# start of Dataset extract

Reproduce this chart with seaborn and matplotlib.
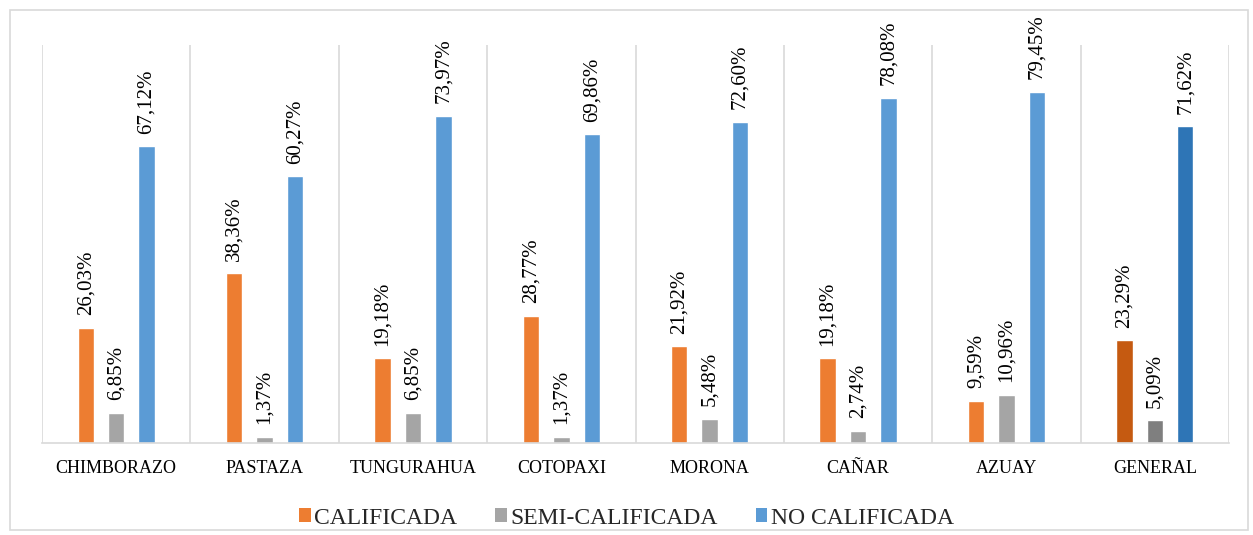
import matplotlib
matplotlib.use("Agg")
import matplotlib.pyplot as plt
import seaborn as sns
import pandas as pd
from matplotlib.patches import Rectangle, Patch

categories = ["CHIMBORAZO", "PASTAZA", "TUNGURAHUA", "COTOPAXI", "MORONA", "CAÑAR", "AZUAY", "GENERAL"]
series = ["CALIFICADA", "SEMI-CALIFICADA", "NO CALIFICADA"]
calificada = [26.03, 38.36, 19.18, 28.77, 21.92, 19.18, 9.59, 23.29]
semi_calificada = [6.85, 1.37, 6.85, 1.37, 5.48, 2.74, 10.96, 5.09]
no_calificada = [67.12, 60.27, 73.97, 69.86, 72.60, 78.08, 79.45, 71.62]

colors = ["#ED7D31", "#A5A5A5", "#5B9BD5"]
colors_general = ["#C55A11", "#7F7F7F", "#2E75B6"]

sns.set_theme(style="white")
plt.rcParams['font.family'] = ['Liberation Serif', 'DejaVu Serif']

rows = []
for s, vals in zip(series, [calificada, semi_calificada, no_calificada]):
    for c, v in zip(categories, vals):
        rows.append({"cat": c, "serie": s, "val": v})
df = pd.DataFrame(rows)

fig = plt.figure(figsize=(12.53, 5.35), dpi=100)
ax = fig.add_axes([42/1253, 1 - 443/535, (1229 - 42)/1253, (443 - 45)/535])

sns.barplot(data=df, x="cat", y="val", hue="serie", order=categories, hue_order=series,
            palette=colors, width=0.615, gap=0.46, ax=ax, legend=False, saturation=1)

# recolor GENERAL group and add value labels
for si, cont in enumerate(ax.containers):
    for ci, bar in enumerate(cont):
        if categories[ci] == "GENERAL":
            bar.set_facecolor(colors_general[si])
        v = bar.get_height()
        txt = f"{v:.2f}".replace(".", ",") + "%"
        ax.annotate(txt, (bar.get_x() + bar.get_width()/2, v), xytext=(0, 9),
                    textcoords="offset points", rotation=90, ha="center", va="bottom",
                    fontsize=15, color="#000000")

ax.set_ylim(0, 90)
ax.set_xlim(-0.5, len(categories) - 0.5)
for x in [i - 0.5 for i in range(len(categories) + 1)]:
    ax.axvline(x, color="#D9D9D9", lw=1.2, zorder=0)
for s in ["top", "right", "left"]:
    ax.spines[s].set_visible(False)
ax.spines["bottom"].set_color("#D9D9D9")
ax.spines["bottom"].set_linewidth(1.2)
ax.set_yticks([])
ax.set_xlabel("")
ax.set_ylabel("")
ax.tick_params(axis="x", length=0, pad=12, labelsize=13, labelcolor="#000000")

handles = [Patch(facecolor=c, edgecolor="none") for c in colors]
fig.legend(handles, series, loc="center", bbox_to_anchor=(0.5, 1 - 518/535), ncol=3,
           frameon=False, fontsize=17, handlelength=0.5, handleheight=0.5,
           handletextpad=0.15, columnspacing=1.6)

fig.add_artist(Rectangle((10/1253, 5/535), 1238/1253, (530 - 10)/535, transform=fig.transFigure,
                         fill=False, edgecolor="#D9D9D9", lw=1.2))

fig.savefig("out.png", dpi=100, facecolor="white")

# end of Dataset extract

**Given problem:** Leave out the pictures and copy the rest of the material above exactly.

**Exercise response:**
Reproduce this chart with seaborn and matplotlib.
import matplotlib
matplotlib.use("Agg")
import matplotlib.pyplot as plt
import seaborn as sns
import pandas as pd
from matplotlib.patches import Rectangle, Patch

categories = ["CHIMBORAZO", "PASTAZA", "TUNGURAHUA", "COTOPAXI", "MORONA", "CAÑAR", "AZUAY", "GENERAL"]
series = ["CALIFICADA", "SEMI-CALIFICADA", "NO CALIFICADA"]
calificada = [26.03, 38.36, 19.18, 28.77, 21.92, 19.18, 9.59, 23.29]
semi_calificada = [6.85, 1.37, 6.85, 1.37, 5.48, 2.74, 10.96, 5.09]
no_calificada = [67.12, 60.27, 73.97, 69.86, 72.60, 78.08, 79.45, 71.62]

colors = ["#ED7D31", "#A5A5A5", "#5B9BD5"]
colors_general = ["#C55A11", "#7F7F7F", "#2E75B6"]

sns.set_theme(style="white")
plt.rcParams['font.family'] = ['Liberation Serif', 'DejaVu Serif']

rows = []
for s, vals in zip(series, [calificada, semi_calificada, no_calificada]):
    for c, v in zip(categories, vals):
        rows.append({"cat": c, "serie": s, "val": v})
df = pd.DataFrame(rows)

fig = plt.figure(figsize=(12.53, 5.35), dpi=100)
ax = fig.add_axes([42/1253, 1 - 443/535, (1229 - 42)/1253, (443 - 45)/535])

sns.barplot(data=df, x="cat", y="val", hue="serie", order=categories, hue_order=series,
            palette=colors, width=0.615, gap=0.46, ax=ax, legend=False, saturation=1)

# recolor GENERAL group and add value labels
for si, cont in enumerate(ax.containers):
    for ci, bar in enumerate(cont):
        if categories[ci] == "GENERAL":
            bar.set_facecolor(colors_general[si])
        v = bar.get_height()
        txt = f"{v:.2f}".replace(".", ",") + "%"
        ax.annotate(txt, (bar.get_x() + bar.get_width()/2, v), xytext=(0, 9),
                    textcoords="offset points", rotation=90, ha="center", va="bottom",
                    fontsize=15, color="#000000")

ax.set_ylim(0, 90)
ax.set_xlim(-0.5, len(categories) - 0.5)
for x in [i - 0.5 for i in range(len(categories) + 1)]:
    ax.axvline(x, color="#D9D9D9", lw=1.2, zorder=0)
for s in ["top", "right", "left"]:
    ax.spines[s].set_visible(False)
ax.spines["bottom"].set_color("#D9D9D9")
ax.spines["bottom"].set_linewidth(1.2)
ax.set_yticks([])
ax.set_xlabel("")
ax.set_ylabel("")
ax.tick_params(axis="x", length=0, pad=12, labelsize=13, labelcolor="#000000")

handles = [Patch(facecolor=c, edgecolor="none") for c in colors]
fig.legend(handles, series, loc="center", bbox_to_anchor=(0.5, 1 - 518/535), ncol=3,
           frameon=False, fontsize=17, handlelength=0.5, handleheight=0.5,
           handletextpad=0.15, columnspacing=1.6)

fig.add_artist(Rectangle((10/1253, 5/535), 1238/1253, (530 - 10)/535, transform=fig.transFigure,
                         fill=False, edgecolor="#D9D9D9", lw=1.2))

fig.savefig("out.png", dpi=100, facecolor="white")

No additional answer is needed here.